Em sua argumentação, o representante da Unimed alertou que decisões judiciais que vedam completamente a recomposição de valores por idade podem desequilibrar financeiramente todo o setor de saúde suplementar, prejudicando não apenas as operadoras, mas também os próprios beneficiários, tanto jovens quanto idosos. Por fim, solicitou que fosse reconhecida a validade dos reajustes contratuais realizados conforme a legislação anterior ou, subsidiariamente, que o STF aplicasse o entendimento do STJ, que admite a recomposição de valores desde que não seja abusiva ou desproporcional.

ANS e Fenasaúde alertam para riscos ao setor

A Agência Nacional de Saúde Suplementar (ANS), por meio do procurador federal André Rufino do Vale, posicionou-se ao lado das operadoras e defendeu que o Estatuto do Idoso não deveria ser aplicado a contratos de planos de saúde firmados antes de sua vigência, sob pena de romper um sistema normativo sólido e coerente construído ao longo de mais de 20 anos de regulamentação setorial.

Rufino destacou que o setor é regulado desde 1998 por um arcabouço jurídico abrangente baseado na Lei 9.656/98 e em precedentes do próprio STF, como a Ação Direta de Inconstitucionalidade (ADIn) 1.931, que afastou a incidência retroativa da lei dos planos de saúde a contratos anteriores. Segundo o procurador, os contratos firmados antes de 2004 possuem regras e cláusulas próprias, enquanto os posteriores já incorporam automaticamente a proibição de reajuste por faixa etária para beneficiários acima de 60 anos.

Segundo o representante da ANS, a aplicação retroativa do Estatuto do Idoso desorganizaria completamente o equilíbrio regulatório construído nas últimas duas décadas, além de comprometer seriamente a sustentabilidade financeira das operadoras de saúde. A agência reguladora defendeu que atua constantemente para preservar a coerência jurídica do sistema, buscando garantir proteção adequada ao consumidor idoso sem comprometer a viabilidade econômica do setor de saúde suplementar, que atende atualmente cerca de 50 milhões de brasileiros.

Impacto econômico e social da decisão

A Federação Nacional de Saúde Suplementar (Fenasaúde), representada pelo advogado José Eduardo Cardozo, também se manifestou durante o julgamento e alertou para os potenciais riscos econômicos e sociais de uma decisão contrária aos interesses das operadoras. Cardozo afirmou categoricamente que o impacto financeiro poderia levar à falência de diversas operadoras de menor porte e pressionar ainda mais o já sobrecarregado Sistema Único de Saúde (SUS).

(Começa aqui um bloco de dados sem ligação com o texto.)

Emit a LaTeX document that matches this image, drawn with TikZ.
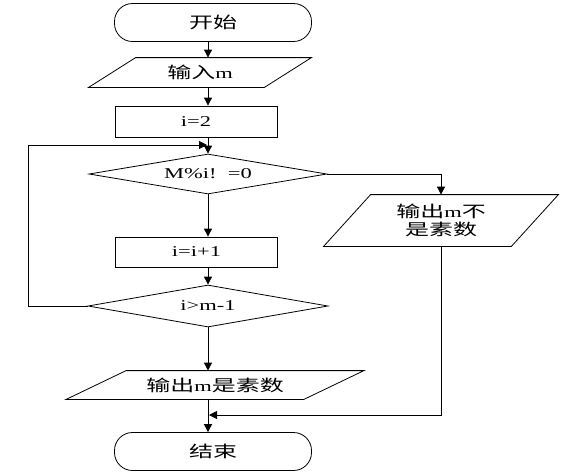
\documentclass[tikz,border=0pt]{standalone}
\usepackage{fontspec}
\setmainfont{Liberation Serif}[FakeStretch=1.5]
\newfontfamily\cjk{Noto Sans CJK SC}[FakeStretch=1.5]
\newcommand{\zh}[1]{{\cjk\fontsize{16pt}{19pt}\selectfont #1}}
\usetikzlibrary{shapes.geometric,arrows.meta}

\tikzset{
  term/.style={draw,rectangle,rounded corners=18pt,minimum width=197pt,minimum height=38pt,inner sep=0pt},
  proc/.style={draw,rectangle,minimum width=162pt,minimum height=31pt,inner sep=0pt},
  dec/.style={draw,diamond,aspect=6,inner sep=0pt},
  io/.style={rectangle,inner sep=0pt,align=center},
  flow/.style={-{Triangle[length=8pt,width=8pt]}}
}

\begin{document}
\begin{tikzpicture}[x=1pt,y=-1pt,line width=0.8pt,font=\fontsize{15pt}{18pt}\selectfont]
  \useasboundingbox (0,0) rectangle (570,475);

  % Main column
  \coordinate (axis) at (208,0);
  \node[term] (start) at (213,22.5) {\zh{开始}};
  \node[io,minimum width=175pt,minimum height=29pt] (input) at (200,72.5) {\zh{输入}m};
  \node[proc] (init) at (196,121.5) {i=2};
  \node[dec,minimum width=238pt,minimum height=40pt] (test) at (208,174) {M\%i!\ \ =0};
  \node[proc,minimum height=30pt] (incr) at (196.5,252) {i=i+1};
  \node[dec,minimum width=240pt,minimum height=42pt] (bound) at (208,306) {i>m-1};
  \node[io,minimum width=237pt,minimum height=28pt] (prime) at (215,385) {\zh{输出}m\zh{是素数}};
  \node[term] (stop) at (213,451.5) {\zh{结束}};

  % Branch on the right
  \node[io,minimum width=187pt,minimum height=51pt] (notprime) at (441,220.5)
        {\zh{输出}m\zh{不}\\\zh{是素数}};

  % Parallelogram outlines
  \foreach \n/\s in {input/23.5,prime/30,notprime/23.5}
    \draw ([xshift=-\s pt]\n.south west) -- ([xshift=\s pt]\n.north west)
      -- ([xshift=\s pt]\n.north east) -- ([xshift=-\s pt]\n.south east) -- cycle;

  % Junction points
  \coordinate (loop) at (28,145);
  \coordinate (back) at (207,145);
  \coordinate (merge) at (209,415);

  % Connections
  \draw[flow] (start.south -| axis) -- (input.north -| axis);
  \draw[flow] (input.south -| axis) -- (init.north -| axis);
  \draw[flow] (init.south -| axis) -- (test.north -| axis);
  \draw[flow] (test.south -| axis) -- (incr.north -| axis);
  \draw[flow] (incr.south -| axis) -- (bound.north -| axis);
  \draw[flow] (bound.south -| axis) -- (prime.north -| axis);
  \draw[flow] (prime.south -| axis) -- (stop.north -| axis);

  % Loop back
  \draw[flow] (bound.west) -- (bound.west -| loop) -- (loop) -- (back);

  % Not prime
  \draw[flow] (test.east) -| (notprime.north);
  \draw[flow] (notprime.south) |- (merge);
\end{tikzpicture}
\end{document}
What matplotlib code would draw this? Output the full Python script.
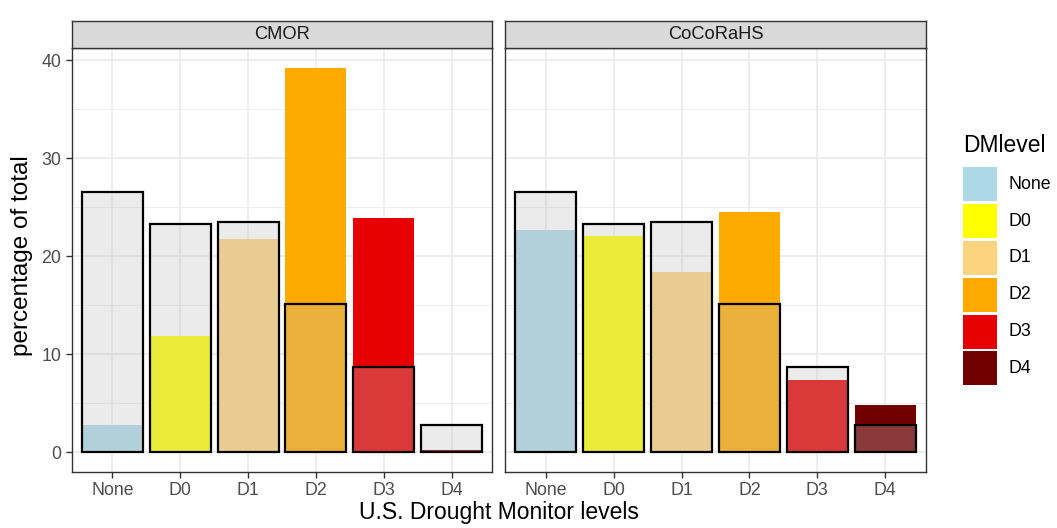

Segundo os representantes do setor, a proibição generalizada de reajustes etários em contratos antigos estimularia a chamada “seleção adversa”, fenômeno em que beneficiários mais jovens e saudáveis abandonam os planos de saúde em busca de opções mais baratas, enquanto os mais idosos e que demandam mais serviços permanecem no sistema. Esse desequilíbrio, argumentaram, elevaria dramaticamente os custos médios das operadoras e poderia inviabilizar economicamente o modelo de saúde suplementar no Brasil.

Os defensores das operadoras também lembraram que, entre 2015 e 2016, o número de usuários da saúde suplementar já havia caído aos milhões, fenômeno atribuído ao aumento generalizado de preços e à crescente insegurança regulatória no setor. A aplicação retroativa do Estatuto do Idoso, segundo essa visão, apenas agravaria esse cenário negativo, gerando uma onda ainda maior de judicialização e instabilidade no mercado de planos de saúde.